## PROVIDED RECORDS:
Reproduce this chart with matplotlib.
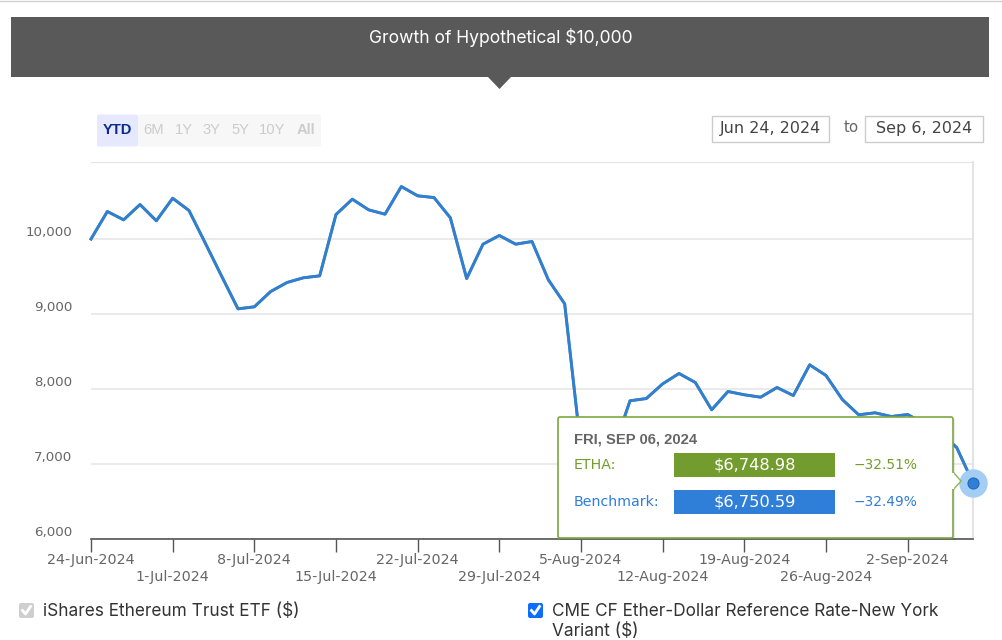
import matplotlib
matplotlib.use('Agg')
import matplotlib.pyplot as plt
from matplotlib.patches import Rectangle, Polygon, FancyBboxPatch
from matplotlib.transforms import ScaledTranslation

# one value per trading day, 24 Jun to 6 Sep 2024
benchmark = [10000, 10367, 10256, 10460, 10243, 10544, 10380, 9944, 9504, 9069,
             9096, 9300, 9420, 9483, 9509, 10327, 10531, 10389, 10331, 10700,
             10576, 10553, 10283, 9473, 9931, 10047, 9931, 9967, 9456, 9136,
             7197, 7073, 7207, 7843, 7873, 8069, 8207, 8087, 7723, 7967,
             7923, 7891, 8020, 7913, 8323, 8180, 7860, 7656, 7683, 7633,
             7660, 7540, 7420, 7220, 6750.59]
etha = benchmark[:-1] + [6748.98]

week_labels = ['24-Jun-2024', '1-Jul-2024', '8-Jul-2024', '15-Jul-2024',
               '22-Jul-2024', '29-Jul-2024', '5-Aug-2024', '12-Aug-2024',
               '19-Aug-2024', '26-Aug-2024', '2-Sep-2024']
y_ticks = [6000, 7000, 8000, 9000, 10000]
range_buttons = ['YTD', '6M', '1Y', '3Y', '5Y', '10Y', 'All']

W, H = 1003, 640
BLUE = '#2f7ed8'
GREEN = '#739c2e'
GREY_TEXT = '#666666'
UI_FONT = 'Inter'
CHART_FONT = 'DejaVu Sans'

fig = plt.figure(figsize=(W / 100, H / 100), dpi=100, facecolor='white')

# main chart
ax = fig.add_axes([91 / W, 1 - 539 / H, 882 / W, 377 / H], zorder=1)
ax.plot(range(len(etha)), etha, color=GREEN, lw=2, clip_on=False)
ax.plot(range(len(benchmark)), benchmark, color=BLUE, lw=2.1, clip_on=False)
ax.scatter([len(benchmark) - 1], [benchmark[-1]], s=420, color='#a3cdf3', clip_on=False, zorder=3, lw=0)
ax.scatter([len(benchmark) - 1], [benchmark[-1]], s=65, color=BLUE, edgecolor='#1c5fae', lw=0.6, clip_on=False, zorder=4)

ax.set_xlim(0, len(benchmark) - 1)
ax.set_ylim(6000, 11027)
ax.set_yticks(y_ticks)
ax.set_yticklabels([f'{v:,}' for v in y_ticks], fontsize=9.6, color=GREY_TEXT, family=CHART_FONT)
ax.set_xticks(range(0, len(benchmark), 5))
ax.set_xticklabels(week_labels, fontsize=10.3, color=GREY_TEXT, family=CHART_FONT)
ax.grid(axis='y', color='#e8e8e8', lw=1.3)
ax.set_axisbelow(True)
ax.tick_params(axis='y', length=0, pad=13.5)
ax.tick_params(axis='x', length=9.5, width=1, color='#555555')
for i, tick in enumerate(ax.xaxis.get_major_ticks()):
    tick.set_pad(0.5 if i % 2 == 0 else 12.5)
# y labels sit above their grid lines
shift = ScaledTranslation(0, 5.8 / 72, fig.dpi_scale_trans)
for label in ax.get_yticklabels():
    label.set_transform(label.get_transform() + shift)
ax.spines['left'].set_visible(False)
ax.spines['top'].set_color('#e4e4e4')
ax.spines['right'].set_color('#e0e0e0')
ax.spines['right'].set_linewidth(1.3)
ax.spines['bottom'].set_color('#555555')
ax.spines['bottom'].set_linewidth(1.2)

# page furniture, in pixel coordinates
ui = fig.add_axes([0, 0, 1, 1], zorder=2)
ui.set_xlim(0, W)
ui.set_ylim(H, 0)
ui.axis('off')
ui.patch.set_alpha(0)

ui.plot([0, W], [0.5, 0.5], color='#cfcfcf', lw=1)
ui.add_patch(Rectangle((11, 17), 978, 60, color='#595959', lw=0))
ui.add_patch(Polygon([(488, 77), (511, 77), (499.5, 89)], color='#595959', lw=0))
ui.text(501, 37.5, 'Growth of Hypothetical $10,000', color='white', fontsize=12.6,
        family=UI_FONT, ha='center', va='center')

# range selector
edges = [97, 138, 169, 198, 226, 254, 291, 321]
ui.add_patch(FancyBboxPatch((138, 114.5), 183, 32, boxstyle='round,pad=0,rounding_size=2', color='#f7f7f7', lw=0))
ui.add_patch(FancyBboxPatch((97, 114.5), 41, 32, boxstyle='round,pad=0,rounding_size=2', color='#e6e9fd', lw=0))
for i, name in enumerate(range_buttons):
    ui.text((edges[i] + edges[i + 1]) / 2, 130, name, fontsize=10.6, family='Liberation Sans',
            ha='center', va='center', color='#0b2a8a' if i == 0 else '#cccccc',
            fontweight='bold' if name in ('YTD', 'All') else 'normal')

# date boxes
for x0, x1, txt in [(712.5, 829.5, 'Jun 24, 2024'), (865.5, 983.5, 'Sep 6, 2024')]:
    ui.add_patch(Rectangle((x0, 115.5), x1 - x0, 26, fc='white', ec='#cccccc', lw=1))
    ui.text((x0 + x1) / 2, 128, txt, fontsize=11.5, family=CHART_FONT, color='#444444', ha='center', va='center')
ui.text(851, 128, 'to', fontsize=10.8, family=CHART_FONT, color=GREY_TEXT, ha='center', va='center')

# tooltip
ui.add_patch(Rectangle((560, 419), 395, 121, color='#000000', alpha=0.08, lw=0))
ui.add_patch(Polygon([(953, 472), (961, 481), (953, 490)], fc='white', ec='#8fb356', lw=1))
ui.add_patch(FancyBboxPatch((558, 417), 395, 121, boxstyle='round,pad=0,rounding_size=2',
                            fc='white', ec='#7fa63f', lw=1.2))
ui.add_patch(Rectangle((952, 473), 2.5, 16, color='white', lw=0))
ui.text(574, 439, 'FRI, SEP 06, 2024', fontsize=10.6, family='Liberation Sans', fontweight='bold',
        color=GREY_TEXT, ha='left', va='center')
rows = [(465, 'ETHA:', etha[-1], GREEN), (502, 'Benchmark:', benchmark[-1], BLUE)]
for y, name, value, colour in rows:
    ui.text(574, y, name, fontsize=10.2, family=CHART_FONT, color=colour, ha='left', va='center')
    ui.add_patch(Rectangle((674, y - 12), 161, 24, color=colour, lw=0))
    ui.text(754.5, y, f'${value:,.2f}', fontsize=11.7, family=CHART_FONT, color='white', ha='center', va='center')
    ui.text(854, y, f'\u2212{(1 - value / 10000) * 100:.2f}%', fontsize=9.9, family=CHART_FONT,
            color=colour, ha='left', va='center')

# legend check boxes
for x0, colour in [(19, '#cfcfcf'), (528, '#0d6efd')]:
    ui.add_patch(FancyBboxPatch((x0, 603), 15, 15, boxstyle='round,pad=0,rounding_size=2', color=colour, lw=0))
    ui.plot([x0 + 3.5, x0 + 6.5, x0 + 11.5], [610.5, 614, 606.5], color='white', lw=2)
ui.text(43, 611, 'iShares Ethereum Trust ETF ($)', fontsize=12.4, family=UI_FONT, color='#333333', ha='left', va='center')
ui.text(552, 611, 'CME CF Ether-Dollar Reference Rate-New York', fontsize=12.4, family=UI_FONT, color='#333333', ha='left', va='center')
ui.text(552, 631, 'Variant ($)', fontsize=12.4, family=UI_FONT, color='#333333', ha='left', va='center')

fig.savefig('out.png', dpi=100)
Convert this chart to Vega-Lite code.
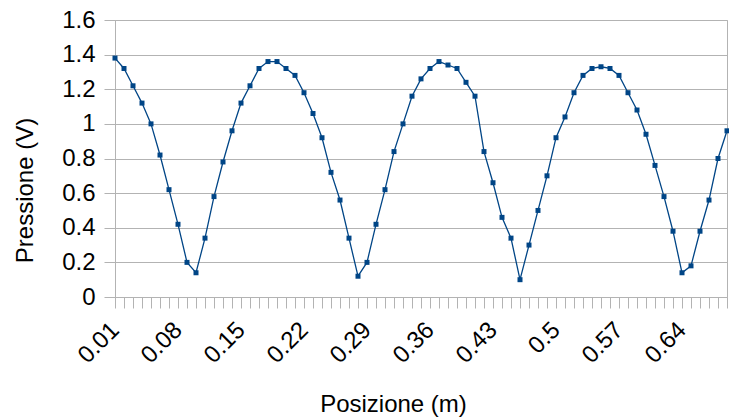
{
  "$schema": "https://vega.github.io/schema/vega-lite/v6.json",
  "width": 612,
  "height": 277,
  "autosize": "none",
  "padding": {"left": 115, "top": 20, "right": 2, "bottom": 122},
  "background": "white",
  "config": {
    "view": {"stroke": "#b3b3b3", "strokeWidth": 1},
    "font": "Liberation Sans"
  },
  "data": {
    "values": [
      {"x": 0.01, "y": 1.38}, {"x": 0.02, "y": 1.32}, {"x": 0.03, "y": 1.22}, {"x": 0.04, "y": 1.12},
      {"x": 0.05, "y": 1.0}, {"x": 0.06, "y": 0.82}, {"x": 0.07, "y": 0.62}, {"x": 0.08, "y": 0.42},
      {"x": 0.09, "y": 0.2}, {"x": 0.1, "y": 0.14}, {"x": 0.11, "y": 0.34}, {"x": 0.12, "y": 0.58},
      {"x": 0.13, "y": 0.78}, {"x": 0.14, "y": 0.96}, {"x": 0.15, "y": 1.12}, {"x": 0.16, "y": 1.22},
      {"x": 0.17, "y": 1.32}, {"x": 0.18, "y": 1.36}, {"x": 0.19, "y": 1.36}, {"x": 0.2, "y": 1.32},
      {"x": 0.21, "y": 1.28}, {"x": 0.22, "y": 1.18}, {"x": 0.23, "y": 1.06}, {"x": 0.24, "y": 0.92},
      {"x": 0.25, "y": 0.72}, {"x": 0.26, "y": 0.56}, {"x": 0.27, "y": 0.34}, {"x": 0.28, "y": 0.12},
      {"x": 0.29, "y": 0.2}, {"x": 0.3, "y": 0.42}, {"x": 0.31, "y": 0.62}, {"x": 0.32, "y": 0.84},
      {"x": 0.33, "y": 1.0}, {"x": 0.34, "y": 1.16}, {"x": 0.35, "y": 1.26}, {"x": 0.36, "y": 1.32},
      {"x": 0.37, "y": 1.36}, {"x": 0.38, "y": 1.34}, {"x": 0.39, "y": 1.32}, {"x": 0.4, "y": 1.24},
      {"x": 0.41, "y": 1.16}, {"x": 0.42, "y": 0.84}, {"x": 0.43, "y": 0.66}, {"x": 0.44, "y": 0.46},
      {"x": 0.45, "y": 0.34}, {"x": 0.46, "y": 0.1}, {"x": 0.47, "y": 0.3}, {"x": 0.48, "y": 0.5},
      {"x": 0.49, "y": 0.7}, {"x": 0.5, "y": 0.92}, {"x": 0.51, "y": 1.04}, {"x": 0.52, "y": 1.18},
      {"x": 0.53, "y": 1.28}, {"x": 0.54, "y": 1.32}, {"x": 0.55, "y": 1.33}, {"x": 0.56, "y": 1.32},
      {"x": 0.57, "y": 1.28}, {"x": 0.58, "y": 1.18}, {"x": 0.59, "y": 1.08}, {"x": 0.6, "y": 0.94},
      {"x": 0.61, "y": 0.76}, {"x": 0.62, "y": 0.58}, {"x": 0.63, "y": 0.38}, {"x": 0.64, "y": 0.14},
      {"x": 0.65, "y": 0.18}, {"x": 0.66, "y": 0.38}, {"x": 0.67, "y": 0.56}, {"x": 0.68, "y": 0.8},
      {"x": 0.69, "y": 0.96}
    ]
  },
  "mark": {
    "type": "line",
    "color": "#004586",
    "strokeWidth": 1.3,
    "point": {"shape": "square", "size": 25, "filled": true, "color": "#004586"}
  },
  "encoding": {
    "x": {
      "field": "x",
      "type": "ordinal",
      "scale": {"type": "point", "padding": 0},
      "axis": {
        "title": "Posizione (m)",
        "titleFontSize": 24,
        "titleFontWeight": "normal",
        "titleColor": "#000000",
        "titleX": 278,
        "titleY": 114,
        "titleBaseline": "alphabetic",
        "titleAlign": "center",
        "labelAngle": -45,
        "labelAlign": "right",
        "labelBaseline": "middle",
        "labelFontSize": 24,
        "labelColor": "#000000",
        "labelPadding": 18,
        "labelOverlap": false,
        "labelExpr": "indexof(['0.01','0.08','0.15','0.22','0.29','0.36','0.43','0.5','0.57','0.64'], datum.label) >= 0 ? datum.label : ''",
        "tickSize": 11,
        "tickColor": "#b3b3b3",
        "domainColor": "#b3b3b3",
        "grid": false
      }
    },
    "y": {
      "field": "y",
      "type": "quantitative",
      "scale": {"domain": [0, 1.6], "nice": false},
      "axis": {
        "title": "Pressione (V)",
        "titleFontSize": 24,
        "titleFontWeight": "normal",
        "titleColor": "#000000",
        "titleAngle": -90,
        "titleX": -83,
        "titleY": 170,
        "titleBaseline": "alphabetic",
        "titleAlign": "center",
        "values": [0, 0.2, 0.4, 0.6, 0.8, 1, 1.2, 1.4, 1.6],
        "format": ".1~f",
        "labelFontSize": 24,
        "labelColor": "#000000",
        "labelPadding": 9,
        "tickSize": 11,
        "tickColor": "#b3b3b3",
        "domainColor": "#b3b3b3",
        "grid": true,
        "gridColor": "#b3b3b3"
      }
    }
  }
}
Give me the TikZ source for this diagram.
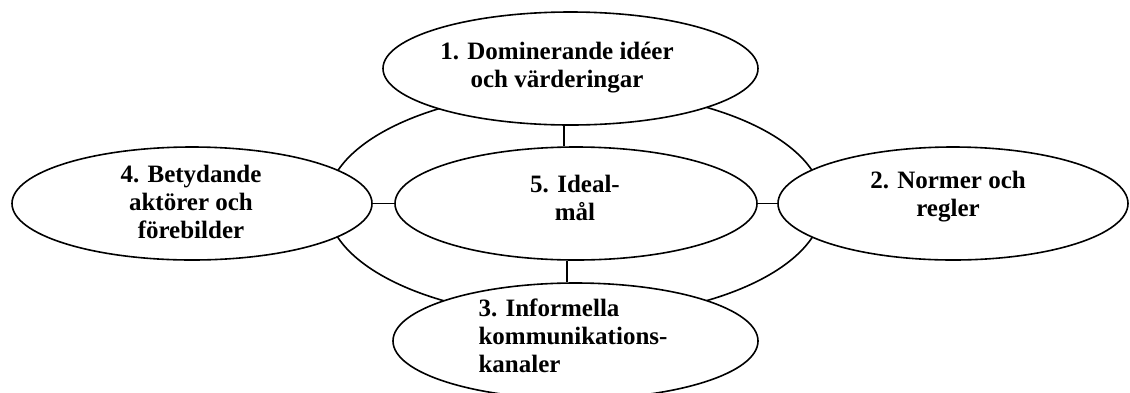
\documentclass[tikz,border=0pt]{standalone}
\usepackage{fontspec}
\setmainfont{Liberation Serif}
\usetikzlibrary{shapes.geometric}
\begin{document}
\begin{tikzpicture}[x=1pt,y=-1pt,
  oval/.style={ellipse,draw,fill=white,line width=1.6pt,inner sep=0pt},
  ringline/.style={ellipse,draw,line width=1.6pt,inner sep=0pt},
  txt/.style={font=\bfseries\fontsize{25}{28}\selectfont,align=center,inner sep=0pt},
  link/.style={line width=1.6pt}]
\useasboundingbox (0,0) rectangle (1130,392);
\clip (0,0) rectangle (1130,392);

% outer ring joining the four surrounding fields
\node[ringline,minimum width=496pt,minimum height=228pt] (ring) at (575,204) {};

% the five fields
\node[oval,minimum width=375pt,minimum height=113pt] (ideas) at (570.5,68.5) {};
\node[oval,minimum width=360pt,minimum height=113pt] (actors) at (192,203.5) {};
\node[oval,minimum width=350pt,minimum height=113pt] (norms) at (953,203.5) {};
\node[oval,minimum width=362pt,minimum height=113pt] (goal) at (576,203.5) {};
\node[oval,minimum width=365pt,minimum height=116pt] (channels) at (575.5,341) {};

% spokes from the centre field
\draw[link] (actors.east) -- (goal.west);
\draw[link] (goal.east) -- (norms.west);
\draw[link] ([xshift=-6.5pt]ideas.south) -- ([xshift=-6.5pt]ideas.south |- goal.north);
\draw[link] ([xshift=-9pt]goal.south) -- ([xshift=-9pt]goal.south |- channels.north);

% labels
\node[txt] (ideas-t) at (557,67.5) {1. Dominerande idéer\\och värderingar};
\node[txt] (actors-t) at (191,201.5) {4. Betydande\\aktörer och\\förebilder};
\node[txt] (norms-t) at (948,196.5) {2. Normer och\\regler};
\node[txt] (goal-t) at (575,197.5) {5. Ideal-\\mål};
\node[txt,align=left] (channels-t) at (573,336) {3. Informella\\kommunikations-\\kanaler};
\end{tikzpicture}
\end{document}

## WHAT TO DO:
Show each line of the data that contains the string "this".

## ANSWER FOR THE TASK:
Reproduce this chart with matplotlib.
Convert this chart to Vega-Lite code.
Give me the TikZ source for this diagram.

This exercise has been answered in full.